> Material for this task:
** begin **

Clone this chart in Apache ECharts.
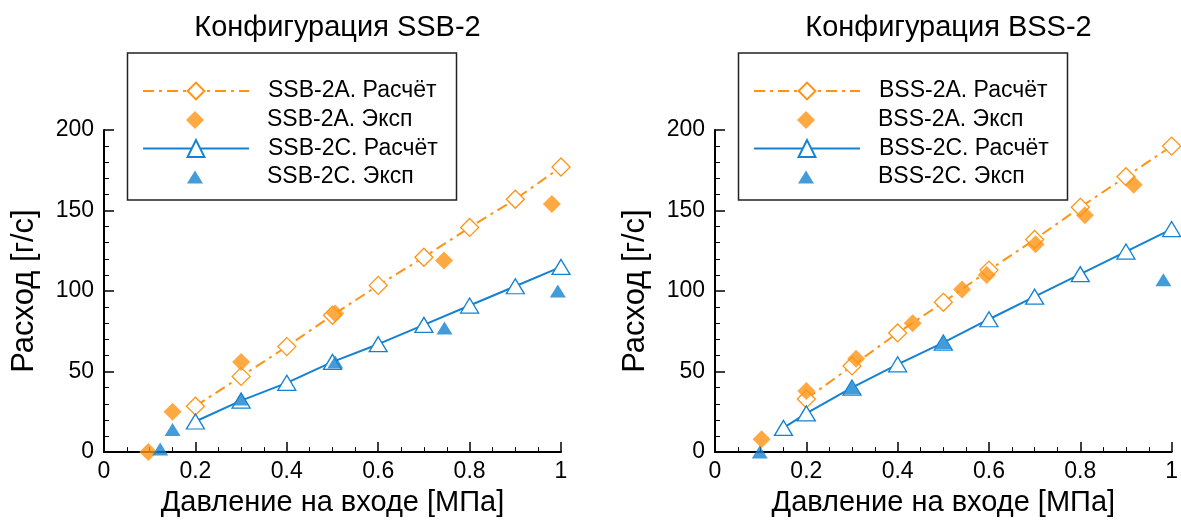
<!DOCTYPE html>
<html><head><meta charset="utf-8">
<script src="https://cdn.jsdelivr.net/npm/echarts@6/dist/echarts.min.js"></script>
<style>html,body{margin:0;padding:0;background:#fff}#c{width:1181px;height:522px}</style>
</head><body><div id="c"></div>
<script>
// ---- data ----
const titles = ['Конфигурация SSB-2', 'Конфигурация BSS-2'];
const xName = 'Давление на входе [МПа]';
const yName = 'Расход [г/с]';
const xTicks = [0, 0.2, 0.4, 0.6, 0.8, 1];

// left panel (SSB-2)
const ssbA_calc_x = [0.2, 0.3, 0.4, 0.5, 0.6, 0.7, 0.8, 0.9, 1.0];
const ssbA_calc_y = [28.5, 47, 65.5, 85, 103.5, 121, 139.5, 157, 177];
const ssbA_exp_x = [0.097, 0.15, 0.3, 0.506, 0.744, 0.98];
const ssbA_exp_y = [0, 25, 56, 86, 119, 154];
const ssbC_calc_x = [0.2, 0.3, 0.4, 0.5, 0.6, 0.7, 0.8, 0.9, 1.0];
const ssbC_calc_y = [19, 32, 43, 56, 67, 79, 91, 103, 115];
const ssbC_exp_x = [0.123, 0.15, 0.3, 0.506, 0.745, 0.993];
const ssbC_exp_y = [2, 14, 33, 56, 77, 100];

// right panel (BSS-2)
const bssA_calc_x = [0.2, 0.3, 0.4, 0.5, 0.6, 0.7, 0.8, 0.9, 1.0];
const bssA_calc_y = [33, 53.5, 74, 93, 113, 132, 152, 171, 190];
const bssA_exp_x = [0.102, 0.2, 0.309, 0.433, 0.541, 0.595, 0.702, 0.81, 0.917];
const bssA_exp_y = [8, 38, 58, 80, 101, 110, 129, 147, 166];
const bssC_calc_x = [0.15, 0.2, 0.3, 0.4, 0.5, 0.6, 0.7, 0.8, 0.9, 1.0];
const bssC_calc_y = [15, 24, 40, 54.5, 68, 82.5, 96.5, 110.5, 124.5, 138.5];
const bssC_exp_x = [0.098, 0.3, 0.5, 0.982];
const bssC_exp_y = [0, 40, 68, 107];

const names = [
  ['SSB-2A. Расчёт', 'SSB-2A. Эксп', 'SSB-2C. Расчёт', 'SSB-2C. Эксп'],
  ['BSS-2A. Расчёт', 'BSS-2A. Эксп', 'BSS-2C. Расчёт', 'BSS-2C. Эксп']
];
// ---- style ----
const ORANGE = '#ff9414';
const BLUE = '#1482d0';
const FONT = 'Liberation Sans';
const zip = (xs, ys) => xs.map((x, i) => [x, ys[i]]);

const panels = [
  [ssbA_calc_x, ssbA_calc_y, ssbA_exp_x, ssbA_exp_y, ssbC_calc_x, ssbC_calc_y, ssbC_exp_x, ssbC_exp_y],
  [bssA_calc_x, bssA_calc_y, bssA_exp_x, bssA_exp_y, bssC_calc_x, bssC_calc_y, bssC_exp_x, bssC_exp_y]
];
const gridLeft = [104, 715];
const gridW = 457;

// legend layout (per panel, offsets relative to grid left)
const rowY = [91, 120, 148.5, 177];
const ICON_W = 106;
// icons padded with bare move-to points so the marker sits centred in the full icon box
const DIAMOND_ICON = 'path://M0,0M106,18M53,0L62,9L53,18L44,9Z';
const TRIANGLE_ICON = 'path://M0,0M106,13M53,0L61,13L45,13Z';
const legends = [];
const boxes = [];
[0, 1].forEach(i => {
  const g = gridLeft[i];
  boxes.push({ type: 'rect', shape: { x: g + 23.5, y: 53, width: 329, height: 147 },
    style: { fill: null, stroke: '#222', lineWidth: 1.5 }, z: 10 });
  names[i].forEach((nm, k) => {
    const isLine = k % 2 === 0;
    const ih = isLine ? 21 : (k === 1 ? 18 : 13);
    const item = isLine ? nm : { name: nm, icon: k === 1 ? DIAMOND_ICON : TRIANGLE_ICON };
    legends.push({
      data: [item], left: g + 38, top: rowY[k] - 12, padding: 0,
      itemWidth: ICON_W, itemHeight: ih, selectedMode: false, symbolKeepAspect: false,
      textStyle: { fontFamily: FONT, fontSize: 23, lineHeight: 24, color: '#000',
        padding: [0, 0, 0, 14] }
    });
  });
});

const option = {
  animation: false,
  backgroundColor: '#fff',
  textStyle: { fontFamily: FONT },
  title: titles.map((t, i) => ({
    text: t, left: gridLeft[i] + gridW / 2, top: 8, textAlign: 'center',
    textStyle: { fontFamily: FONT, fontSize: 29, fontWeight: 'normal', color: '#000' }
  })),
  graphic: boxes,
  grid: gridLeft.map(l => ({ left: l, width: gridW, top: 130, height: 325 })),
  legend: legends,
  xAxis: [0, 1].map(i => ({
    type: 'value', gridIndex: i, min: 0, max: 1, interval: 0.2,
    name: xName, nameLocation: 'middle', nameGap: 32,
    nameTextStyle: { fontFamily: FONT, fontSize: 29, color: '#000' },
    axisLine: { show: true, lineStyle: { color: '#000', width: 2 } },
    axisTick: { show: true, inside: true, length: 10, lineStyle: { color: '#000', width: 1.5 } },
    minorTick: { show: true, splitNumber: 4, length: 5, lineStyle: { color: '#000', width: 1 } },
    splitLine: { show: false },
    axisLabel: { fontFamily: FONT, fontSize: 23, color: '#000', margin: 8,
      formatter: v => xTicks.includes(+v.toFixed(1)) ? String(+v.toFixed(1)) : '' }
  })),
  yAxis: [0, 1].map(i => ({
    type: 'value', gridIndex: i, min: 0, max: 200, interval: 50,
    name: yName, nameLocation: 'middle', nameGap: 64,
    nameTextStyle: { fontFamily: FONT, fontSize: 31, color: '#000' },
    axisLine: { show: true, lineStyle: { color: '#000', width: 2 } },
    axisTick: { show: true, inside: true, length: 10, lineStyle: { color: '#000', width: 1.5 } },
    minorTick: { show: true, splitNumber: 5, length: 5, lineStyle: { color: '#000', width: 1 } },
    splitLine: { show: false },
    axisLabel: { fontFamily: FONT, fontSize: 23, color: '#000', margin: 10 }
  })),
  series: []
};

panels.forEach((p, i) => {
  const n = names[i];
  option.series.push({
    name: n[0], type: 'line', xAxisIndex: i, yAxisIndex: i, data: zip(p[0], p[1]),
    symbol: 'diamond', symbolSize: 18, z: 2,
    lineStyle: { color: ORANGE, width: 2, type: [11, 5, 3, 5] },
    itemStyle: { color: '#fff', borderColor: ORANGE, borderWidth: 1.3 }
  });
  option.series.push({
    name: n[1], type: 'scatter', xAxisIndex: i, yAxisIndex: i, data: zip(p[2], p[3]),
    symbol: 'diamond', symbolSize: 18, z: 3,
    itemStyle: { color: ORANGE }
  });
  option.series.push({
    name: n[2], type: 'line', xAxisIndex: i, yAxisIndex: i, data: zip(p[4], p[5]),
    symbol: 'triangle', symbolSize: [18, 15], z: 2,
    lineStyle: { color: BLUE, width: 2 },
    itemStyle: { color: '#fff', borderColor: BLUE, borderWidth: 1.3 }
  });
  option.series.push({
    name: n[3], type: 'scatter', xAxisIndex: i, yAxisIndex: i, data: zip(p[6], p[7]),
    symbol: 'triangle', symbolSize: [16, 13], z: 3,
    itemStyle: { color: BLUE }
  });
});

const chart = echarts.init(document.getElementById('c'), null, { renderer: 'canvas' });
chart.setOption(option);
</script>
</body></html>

** end **
** begin **

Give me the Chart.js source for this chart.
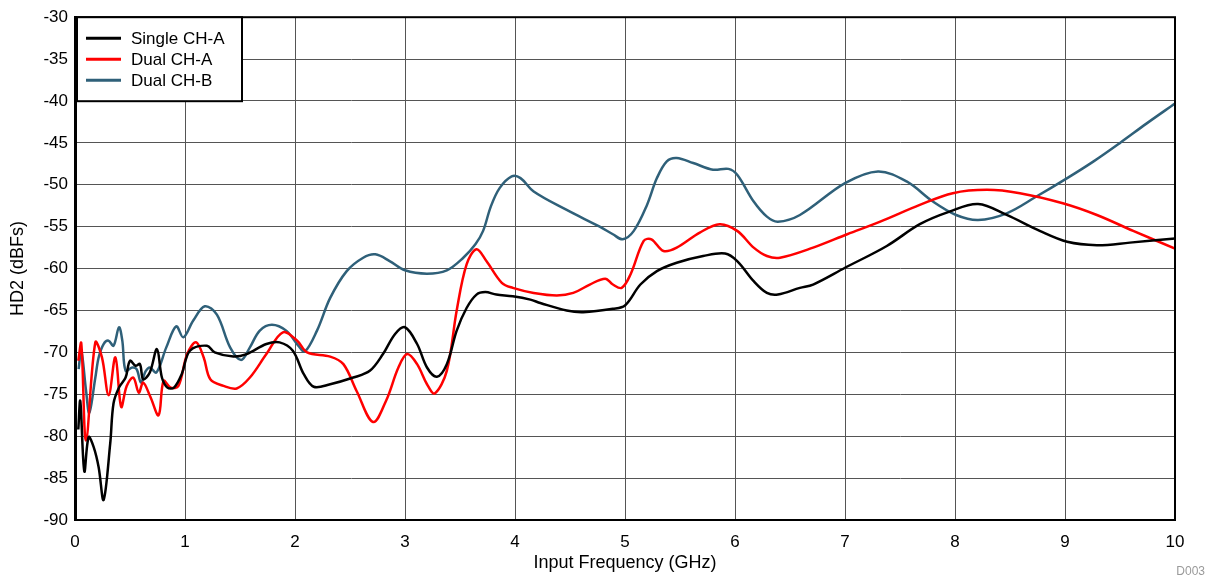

** end **

> Task directions:
Without the pictures, give again only the lines beginning at the line that contains "Clone this chart in Apache ECharts." and stopping after the line that contains "const ssbC_exp_y = [2, 14, 33, 56, 77, 100];", exactly as written.

> Task response:
Clone this chart in Apache ECharts.
<!DOCTYPE html>
<html><head><meta charset="utf-8">
<script src="https://cdn.jsdelivr.net/npm/echarts@6/dist/echarts.min.js"></script>
<style>html,body{margin:0;padding:0;background:#fff}#c{width:1181px;height:522px}</style>
</head><body><div id="c"></div>
<script>
// ---- data ----
const titles = ['Конфигурация SSB-2', 'Конфигурация BSS-2'];
const xName = 'Давление на входе [МПа]';
const yName = 'Расход [г/с]';
const xTicks = [0, 0.2, 0.4, 0.6, 0.8, 1];

// left panel (SSB-2)
const ssbA_calc_x = [0.2, 0.3, 0.4, 0.5, 0.6, 0.7, 0.8, 0.9, 1.0];
const ssbA_calc_y = [28.5, 47, 65.5, 85, 103.5, 121, 139.5, 157, 177];
const ssbA_exp_x = [0.097, 0.15, 0.3, 0.506, 0.744, 0.98];
const ssbA_exp_y = [0, 25, 56, 86, 119, 154];
const ssbC_calc_x = [0.2, 0.3, 0.4, 0.5, 0.6, 0.7, 0.8, 0.9, 1.0];
const ssbC_calc_y = [19, 32, 43, 56, 67, 79, 91, 103, 115];
const ssbC_exp_x = [0.123, 0.15, 0.3, 0.506, 0.745, 0.993];
const ssbC_exp_y = [2, 14, 33, 56, 77, 100];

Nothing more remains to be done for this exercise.